**EXERCISE GOAL:** Don't copy the pictures; return every other part of the records exactly.

**INPUT MATERIAL:**
☆ ☆ ☆ ☆
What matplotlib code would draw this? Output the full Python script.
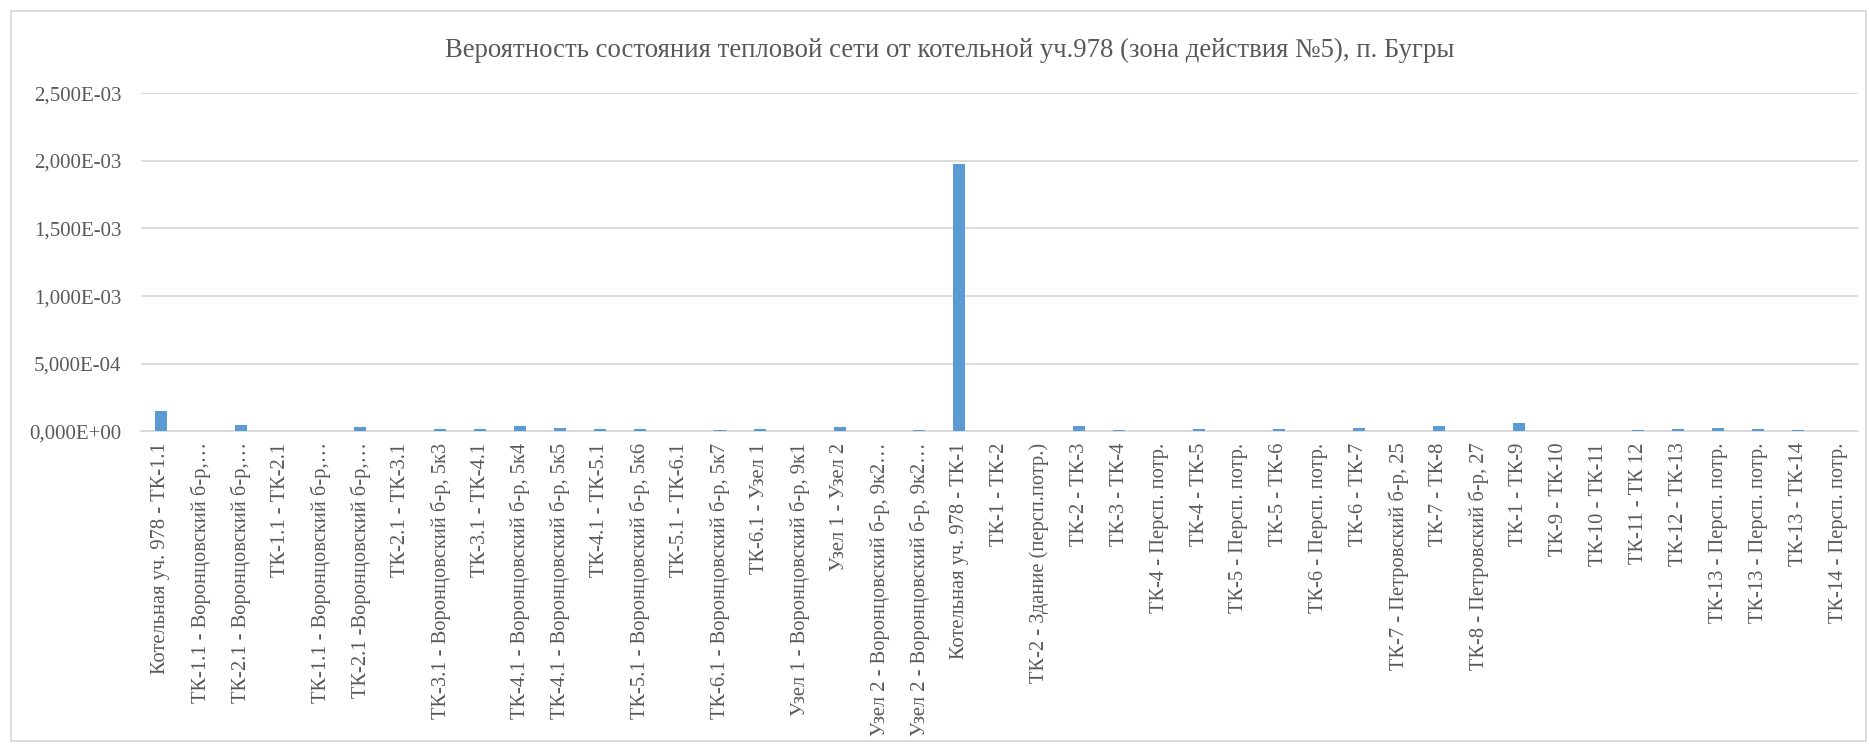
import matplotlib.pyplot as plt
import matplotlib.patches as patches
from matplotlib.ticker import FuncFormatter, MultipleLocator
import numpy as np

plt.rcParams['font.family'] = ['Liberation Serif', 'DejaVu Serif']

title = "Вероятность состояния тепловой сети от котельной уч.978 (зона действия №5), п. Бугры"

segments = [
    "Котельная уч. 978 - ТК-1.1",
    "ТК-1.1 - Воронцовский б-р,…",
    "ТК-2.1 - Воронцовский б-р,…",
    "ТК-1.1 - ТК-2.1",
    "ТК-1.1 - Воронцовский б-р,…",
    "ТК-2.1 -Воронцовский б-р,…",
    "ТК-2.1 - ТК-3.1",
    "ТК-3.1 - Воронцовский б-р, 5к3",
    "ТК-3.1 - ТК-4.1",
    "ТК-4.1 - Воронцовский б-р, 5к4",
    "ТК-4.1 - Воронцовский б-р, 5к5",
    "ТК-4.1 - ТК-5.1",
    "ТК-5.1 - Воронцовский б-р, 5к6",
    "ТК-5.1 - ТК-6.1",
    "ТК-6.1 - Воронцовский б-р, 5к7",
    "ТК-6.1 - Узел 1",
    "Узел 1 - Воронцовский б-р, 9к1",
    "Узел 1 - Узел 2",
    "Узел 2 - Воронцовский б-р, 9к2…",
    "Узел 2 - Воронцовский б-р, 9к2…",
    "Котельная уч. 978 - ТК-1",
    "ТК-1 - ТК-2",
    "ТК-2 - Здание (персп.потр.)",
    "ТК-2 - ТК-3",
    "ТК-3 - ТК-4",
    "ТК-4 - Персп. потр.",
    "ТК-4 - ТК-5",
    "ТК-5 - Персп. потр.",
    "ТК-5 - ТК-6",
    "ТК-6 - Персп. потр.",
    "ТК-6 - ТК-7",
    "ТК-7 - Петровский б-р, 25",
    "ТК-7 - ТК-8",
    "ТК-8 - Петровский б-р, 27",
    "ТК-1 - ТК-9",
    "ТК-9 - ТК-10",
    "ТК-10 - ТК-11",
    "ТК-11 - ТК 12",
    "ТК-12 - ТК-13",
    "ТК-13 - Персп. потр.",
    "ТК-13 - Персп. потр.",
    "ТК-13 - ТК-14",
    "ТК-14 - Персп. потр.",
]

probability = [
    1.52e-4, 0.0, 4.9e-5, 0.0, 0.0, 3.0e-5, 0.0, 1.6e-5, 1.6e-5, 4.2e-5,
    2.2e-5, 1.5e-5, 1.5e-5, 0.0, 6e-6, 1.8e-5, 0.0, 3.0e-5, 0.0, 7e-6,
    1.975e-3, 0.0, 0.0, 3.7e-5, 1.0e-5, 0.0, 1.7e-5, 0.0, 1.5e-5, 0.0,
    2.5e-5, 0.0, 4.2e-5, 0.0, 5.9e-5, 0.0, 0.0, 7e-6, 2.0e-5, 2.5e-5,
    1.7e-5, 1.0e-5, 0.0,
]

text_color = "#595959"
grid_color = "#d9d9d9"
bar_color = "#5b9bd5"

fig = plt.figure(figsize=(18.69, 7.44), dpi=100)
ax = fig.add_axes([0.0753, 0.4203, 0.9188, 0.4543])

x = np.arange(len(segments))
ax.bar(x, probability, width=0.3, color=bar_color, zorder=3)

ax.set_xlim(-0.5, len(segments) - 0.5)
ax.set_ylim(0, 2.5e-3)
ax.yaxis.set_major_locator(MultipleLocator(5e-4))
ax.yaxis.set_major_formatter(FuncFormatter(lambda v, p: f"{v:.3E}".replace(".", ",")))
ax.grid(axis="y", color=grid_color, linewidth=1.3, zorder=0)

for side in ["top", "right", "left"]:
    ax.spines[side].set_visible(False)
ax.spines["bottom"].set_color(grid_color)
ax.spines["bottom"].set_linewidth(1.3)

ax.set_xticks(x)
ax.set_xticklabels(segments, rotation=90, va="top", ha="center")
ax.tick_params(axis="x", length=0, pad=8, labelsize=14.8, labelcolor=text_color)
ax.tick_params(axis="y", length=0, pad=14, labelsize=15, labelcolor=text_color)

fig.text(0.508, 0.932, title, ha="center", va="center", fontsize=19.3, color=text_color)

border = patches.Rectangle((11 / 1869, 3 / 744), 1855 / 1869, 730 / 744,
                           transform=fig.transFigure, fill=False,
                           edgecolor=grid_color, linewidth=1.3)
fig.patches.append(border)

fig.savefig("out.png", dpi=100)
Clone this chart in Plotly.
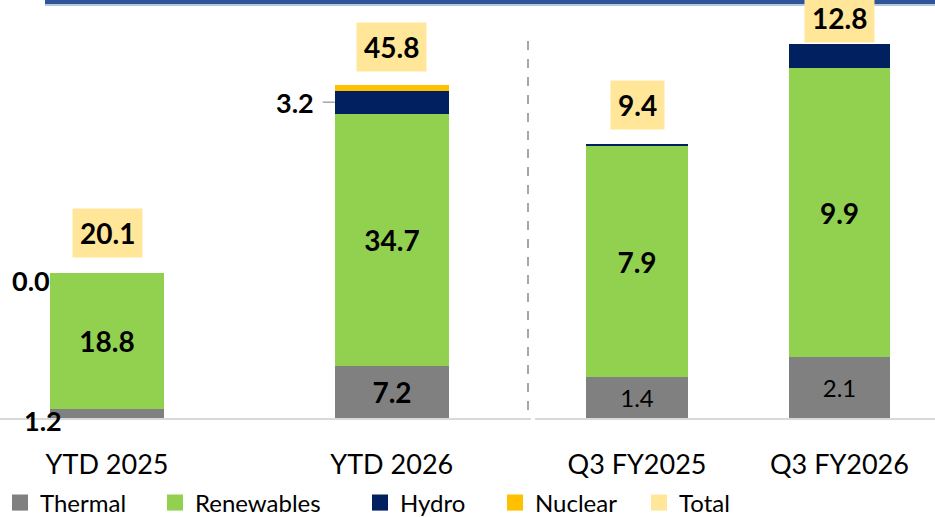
☆ ☆ ☆ ☆
**REPLY TO THE TASK:**
What matplotlib code would draw this? Output the full Python script.
import matplotlib.pyplot as plt
import matplotlib.patches as patches
from matplotlib.ticker import FuncFormatter, MultipleLocator
import numpy as np

plt.rcParams['font.family'] = ['Liberation Serif', 'DejaVu Serif']

title = "Вероятность состояния тепловой сети от котельной уч.978 (зона действия №5), п. Бугры"

segments = [
    "Котельная уч. 978 - ТК-1.1",
    "ТК-1.1 - Воронцовский б-р,…",
    "ТК-2.1 - Воронцовский б-р,…",
    "ТК-1.1 - ТК-2.1",
    "ТК-1.1 - Воронцовский б-р,…",
    "ТК-2.1 -Воронцовский б-р,…",
    "ТК-2.1 - ТК-3.1",
    "ТК-3.1 - Воронцовский б-р, 5к3",
    "ТК-3.1 - ТК-4.1",
    "ТК-4.1 - Воронцовский б-р, 5к4",
    "ТК-4.1 - Воронцовский б-р, 5к5",
    "ТК-4.1 - ТК-5.1",
    "ТК-5.1 - Воронцовский б-р, 5к6",
    "ТК-5.1 - ТК-6.1",
    "ТК-6.1 - Воронцовский б-р, 5к7",
    "ТК-6.1 - Узел 1",
    "Узел 1 - Воронцовский б-р, 9к1",
    "Узел 1 - Узел 2",
    "Узел 2 - Воронцовский б-р, 9к2…",
    "Узел 2 - Воронцовский б-р, 9к2…",
    "Котельная уч. 978 - ТК-1",
    "ТК-1 - ТК-2",
    "ТК-2 - Здание (персп.потр.)",
    "ТК-2 - ТК-3",
    "ТК-3 - ТК-4",
    "ТК-4 - Персп. потр.",
    "ТК-4 - ТК-5",
    "ТК-5 - Персп. потр.",
    "ТК-5 - ТК-6",
    "ТК-6 - Персп. потр.",
    "ТК-6 - ТК-7",
    "ТК-7 - Петровский б-р, 25",
    "ТК-7 - ТК-8",
    "ТК-8 - Петровский б-р, 27",
    "ТК-1 - ТК-9",
    "ТК-9 - ТК-10",
    "ТК-10 - ТК-11",
    "ТК-11 - ТК 12",
    "ТК-12 - ТК-13",
    "ТК-13 - Персп. потр.",
    "ТК-13 - Персп. потр.",
    "ТК-13 - ТК-14",
    "ТК-14 - Персп. потр.",
]

probability = [
    1.52e-4, 0.0, 4.9e-5, 0.0, 0.0, 3.0e-5, 0.0, 1.6e-5, 1.6e-5, 4.2e-5,
    2.2e-5, 1.5e-5, 1.5e-5, 0.0, 6e-6, 1.8e-5, 0.0, 3.0e-5, 0.0, 7e-6,
    1.975e-3, 0.0, 0.0, 3.7e-5, 1.0e-5, 0.0, 1.7e-5, 0.0, 1.5e-5, 0.0,
    2.5e-5, 0.0, 4.2e-5, 0.0, 5.9e-5, 0.0, 0.0, 7e-6, 2.0e-5, 2.5e-5,
    1.7e-5, 1.0e-5, 0.0,
]

text_color = "#595959"
grid_color = "#d9d9d9"
bar_color = "#5b9bd5"

fig = plt.figure(figsize=(18.69, 7.44), dpi=100)
ax = fig.add_axes([0.0753, 0.4203, 0.9188, 0.4543])

x = np.arange(len(segments))
ax.bar(x, probability, width=0.3, color=bar_color, zorder=3)

ax.set_xlim(-0.5, len(segments) - 0.5)
ax.set_ylim(0, 2.5e-3)
ax.yaxis.set_major_locator(MultipleLocator(5e-4))
ax.yaxis.set_major_formatter(FuncFormatter(lambda v, p: f"{v:.3E}".replace(".", ",")))
ax.grid(axis="y", color=grid_color, linewidth=1.3, zorder=0)

for side in ["top", "right", "left"]:
    ax.spines[side].set_visible(False)
ax.spines["bottom"].set_color(grid_color)
ax.spines["bottom"].set_linewidth(1.3)

ax.set_xticks(x)
ax.set_xticklabels(segments, rotation=90, va="top", ha="center")
ax.tick_params(axis="x", length=0, pad=8, labelsize=14.8, labelcolor=text_color)
ax.tick_params(axis="y", length=0, pad=14, labelsize=15, labelcolor=text_color)

fig.text(0.508, 0.932, title, ha="center", va="center", fontsize=19.3, color=text_color)

border = patches.Rectangle((11 / 1869, 3 / 744), 1855 / 1869, 730 / 744,
                           transform=fig.transFigure, fill=False,
                           edgecolor=grid_color, linewidth=1.3)
fig.patches.append(border)

fig.savefig("out.png", dpi=100)
Clone this chart in Plotly.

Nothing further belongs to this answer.